Il savait également qu'il pouvait intervenir pour sauver et aider ces juifs opprimés. Dans la conclusion de son livre, Wiesel écrivait : "Ce qui m'attriste ce n'est pas les juifs du silence, mais c'est le silence des juifs de par le monde".
Jean-Jacques Wahl a été l'un des premiers à faire le voyage en Russie, dans le but d'entrer en contact avec ces "Juifs du silence" et de voir comment on pouvait les soutenir.

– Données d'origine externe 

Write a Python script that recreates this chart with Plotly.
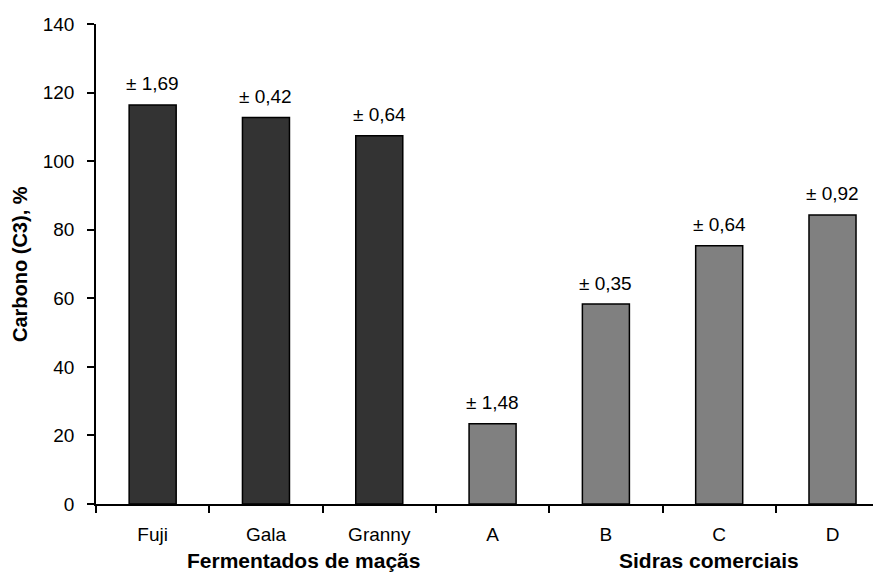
import plotly.graph_objects as go

categories = ["Fuji", "Gala", "Granny", "A", "B", "C", "D"]
values = [116.4, 112.7, 107.4, 23.4, 58.3, 75.3, 84.3]
errors = ["± 1,69", "± 0,42", "± 0,64", "± 1,48", "± 0,35", "± 0,64", "± 0,92"]
bar_colors = ["#333333", "#333333", "#333333", "#808080", "#808080", "#808080", "#808080"]
group_labels = ["Fermentados de maçãs", "Sidras comerciais"]
y_title = "Carbono (C3), %"

FONT = "Liberation Sans, Arial, sans-serif"

fig = go.Figure()
fig.add_trace(go.Bar(
    x=categories, y=values,
    marker=dict(color=bar_colors, line=dict(color="black", width=1.5)),
    width=0.415,
    hoverinfo="x+y",
))

annotations = []
for c, v, e in zip(categories, values, errors):
    annotations.append(dict(x=c, y=v, xref="x", yref="y", text=e, showarrow=False,
                            yanchor="middle", yshift=21,
                            font=dict(family=FONT, size=19, color="black")))

annotations.append(dict(x=0.2637, y=-0.1176, xref="paper", yref="paper", text="<b>%s</b>" % group_labels[0],
                        showarrow=False, xanchor="center", yanchor="middle",
                        font=dict(family=FONT, size=21, color="black")))
annotations.append(dict(x=0.7815, y=-0.1176, xref="paper", yref="paper", text="<b>%s</b>" % group_labels[1],
                        showarrow=False, xanchor="center", yanchor="middle",
                        font=dict(family=FONT, size=21, color="black")))
annotations.append(dict(x=-0.0968, y=0.5, xref="paper", yref="paper", text="<b>%s</b>" % y_title,
                        showarrow=False, textangle=-90, xanchor="center", yanchor="middle",
                        font=dict(family=FONT, size=20, color="black")))

fig.update_layout(
    width=873, height=574,
    margin=dict(l=88, r=0, t=16, b=77.5, autoexpand=False),
    plot_bgcolor="white", paper_bgcolor="white",
    showlegend=False,
    annotations=annotations,
    font=dict(family=FONT, size=19, color="black"),
    xaxis=dict(
        range=[-0.5, 6.428],
        showline=True, linecolor="black", linewidth=1.5,
        ticks="outside", ticklen=7, tickwidth=1.5, tickcolor="black",
        tickson="boundaries",
        showgrid=False, zeroline=False, automargin=False,
        ticklabelstandoff=12,
        tickfont=dict(family=FONT, size=19, color="black"),
    ),
    yaxis=dict(
        range=[0, 140], dtick=20, tick0=0,
        showline=True, linecolor="black", linewidth=1.5,
        ticks="outside", ticklen=7, tickwidth=1.5, tickcolor="black",
        showgrid=False, zeroline=False, automargin=False,
        ticklabelstandoff=9,
        tickfont=dict(family=FONT, size=19, color="black"),
    ),
)

fig.write_html("out.html")
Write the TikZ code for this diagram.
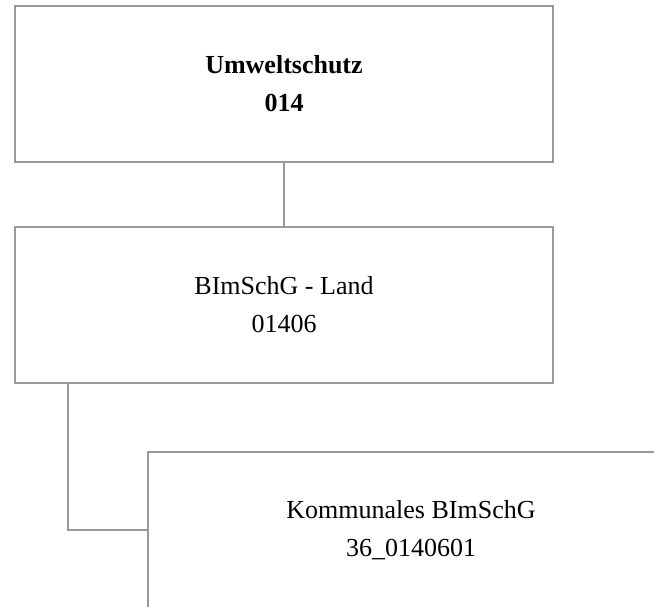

Au début des années 1970 Menachem Begin (alors député de la Knesset) s'était rendu au Conseil de l'Europe pour évoquer leur situation. Le Conseil avait adopté à cette occasion une motion en faveur de leur réclamant leur libération et le droit à l'émigration
Sur la demande de Jacquot Grunewald à l’époque aumônier de la Jeunesse Juive de Strasbourg, a été créé le Comité de Soutien aux Juifs d’URSS. C’était au mois d’octobre 1971, juste après le voyage de Brejnev à Paris et à la fin du procès de Léningrad .
À partir de cette date le comité strasbourgeois à muliplié ses efforts constants pour sensibiliser le public en faisant connaître la situation des juifs soviétiques, au monde juif et également au monde non juif de la ville. Il fallait lutter pour leur liberté et leur droit à l’émigration, mobiliser la Communauté pour les soutenir et leur venir en aide. La lutte s’annonçait difficile et le combat tout à fait improbable.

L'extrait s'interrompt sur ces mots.